Economic conditions

The world economy is continuing recovery from the shock of the Corona virus. It is increasingly clear that the latest variant is much less dangerous than those that have been before. World economic growth is accelerating. However,there are concerns about China and the action of central banks to raise interest rates to combat inflation.

Economic activity in China has already decelerated and there are fears that this might spread to the US and other parts of the world. Bankruptcies in the Chinese property market have slowed lending and are spreading to other sectors. International equity prices remain underpinned by the rebound in growth and the rise in profits. Inflation is the market focus. If cost pressure (particularly wages) do not subside there will be prolonged inflation to prompt more aggressive monetary tightening or a squeeze on profit margins.

As such, the evolution of inflation will be key for 2022. Central banks have been holding back from increasing interest rates aggressively. However, if inflation does not fall or if there is any evidence of longer-term inflation expectations rising, the probability of more robust monetary action and consequent risks for the global economy will rise. The US is the focus here with aggressive fiscal and monetary action driving the world economy through the strong demand in America.

The flow of US demand abroad has caused a deterioration in the US trade balance that will not reduce the trade friction between the US and China. The prospect of further US fiscal stimulus limited due to the impasse in the US Senate. The political gridlock is expected to become more entrenched if the Democrats lose the Lower House as a consequence of the Mid-Term elections in November 2022.
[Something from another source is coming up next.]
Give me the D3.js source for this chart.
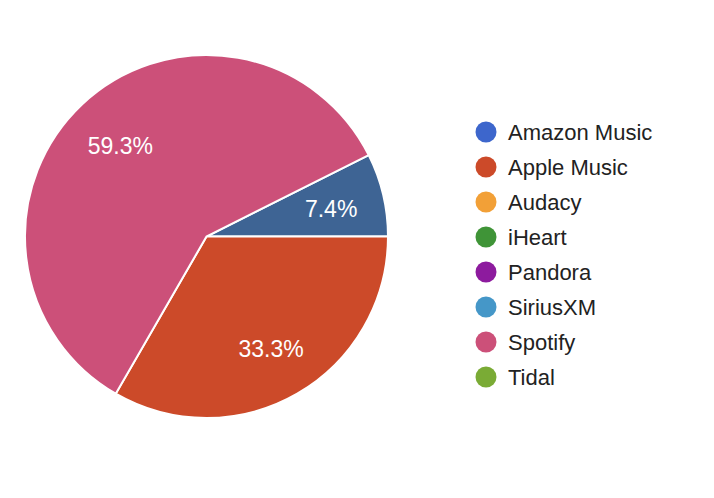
<!DOCTYPE html>
<html>
<head>
<meta charset="utf-8">
<script src="https://cdn.jsdelivr.net/npm/d3@7"></script>
<style>
  body { margin: 0; background: #fff; }
  text { font-family: "Liberation Sans", Arial, sans-serif; }
</style>
</head>
<body>
<div class="graph"></div>
<script>
// legend entries and their colours
const services = ["Amazon Music", "Apple Music", "Audacy", "iHeart", "Pandora", "SiriusXM", "Spotify", "Tidal"];
const legendColors = ["#3d66cc", "#cc4a29", "#f2a037", "#3f9437", "#8d1b9e", "#4597c8", "#cc5079", "#7aab35"];

// slices actually drawn (in drawing order, clockwise)
const slices = ["Amazon Music", "Apple Music", "Spotify"];
const sliceValues = [2, 9, 16];
const sliceColors = ["#3e6494", "#cc4a29", "#cc5079"];

let width = 714, height = 498;
let cx = 206.5, cy = 236.5, radius = 181.5;

let svg = d3.select(".graph").append("svg")
    .attr("width", width)
    .attr("height", height);

let total = d3.sum(sliceValues);
let startAngle = Math.PI / 2 - (sliceValues[0] / total) * 2 * Math.PI;

let pie = d3.pie()
    .sort(null)
    .startAngle(startAngle)
    .endAngle(startAngle + 2 * Math.PI)
    .value(d => d);

let arc = d3.arc().innerRadius(0).outerRadius(radius);
let labelArc = d3.arc().innerRadius(radius * 0.7).outerRadius(radius * 0.7);

let g = svg.append("g")
    .attr("transform", "translate(" + cx + "," + cy + ")");

let arcs = pie(sliceValues);

g.selectAll(".slice")
    .data(arcs)
    .enter().append("path")
    .attr("class", "slice")
    .attr("d", arc)
    .attr("fill", (d, i) => sliceColors[i])
    .attr("stroke", "#fff")
    .style("stroke-width", "2px");

g.selectAll(".label")
    .data(arcs)
    .enter().append("text")
    .attr("class", "label")
    .attr("transform", d => {
        let c = labelArc.centroid(d);
        return "translate(" + (c[0] + 1) + "," + (c[1] + 2) + ")";
    })
    .attr("text-anchor", "middle")
    .attr("dy", "0.36em")
    .attr("fill", "#fff")
    .style("font-size", "23px")
    .text(d => (d.value / total * 100).toFixed(1) + "%");

// legend
let legend = svg.append("g")
    .attr("transform", "translate(486,132)");

let rows = legend.selectAll(".row")
    .data(services)
    .enter().append("g")
    .attr("class", "row")
    .attr("transform", (d, i) => "translate(0," + (i * 35) + ")");

rows.append("circle")
    .attr("r", 10.5)
    .attr("fill", (d, i) => legendColors[i]);

rows.append("text")
    .attr("x", 22)
    .attr("dy", "0.36em")
    .attr("fill", "#222")
    .style("font-size", "22px")
    .text(d => d);
</script>
</body>
</html>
US-Chinese trade; Russian armies in Easter Europe, global warming are also important for emerging equities in the year ahead.

Projections

Indicator 2021 2022 2023 2024
World growth 5.6 3.5 4.0 4.0
US GDP 6.5 3.5 3.0 2.5
US Inflation 4.0 3.5 3.0 2.0
US Unemployment 5.5 4.0 4.0 4.0
US bond yield 1.5 2.0 2.5 2.5

Upcoming events

Assets

  • US Stocks (SPY) and those in the rest of the world are already pricing in economic recovery. The price of US equities relative to the earnings that have been reported is close to a record high. Substantial improvement in earning will be necessary to maintain current price levels. Emerging equities are less highly valued but rising US interest rates may cause capital flight and increased funding costs. Chinese economic weakness has not spread abroad but the size of the economy means that China cannot be ignored.

  • US government Bonds (TLT): the 10-year government yield has pierced the 2.0% level but this yield reflects a belief that the US central bank will contain inflation without substantial tightening of monetary conditions. This will may be a challenge.

  • Gold (GLD): is drifting with an easing of the virus and suggestions that Crypto assets are the new safe haven from inflation. However, Crypto regulation or an increase in international conflict could reignite the yellow metal.

  • Corporate bonds (JNK): are supported by the low level of defaults. The spread between safe and risky assets has tended to narrow as investors search for yield. Higher interest rates would be negative in absolute terms and would raise refinancing costs and therefore default risks.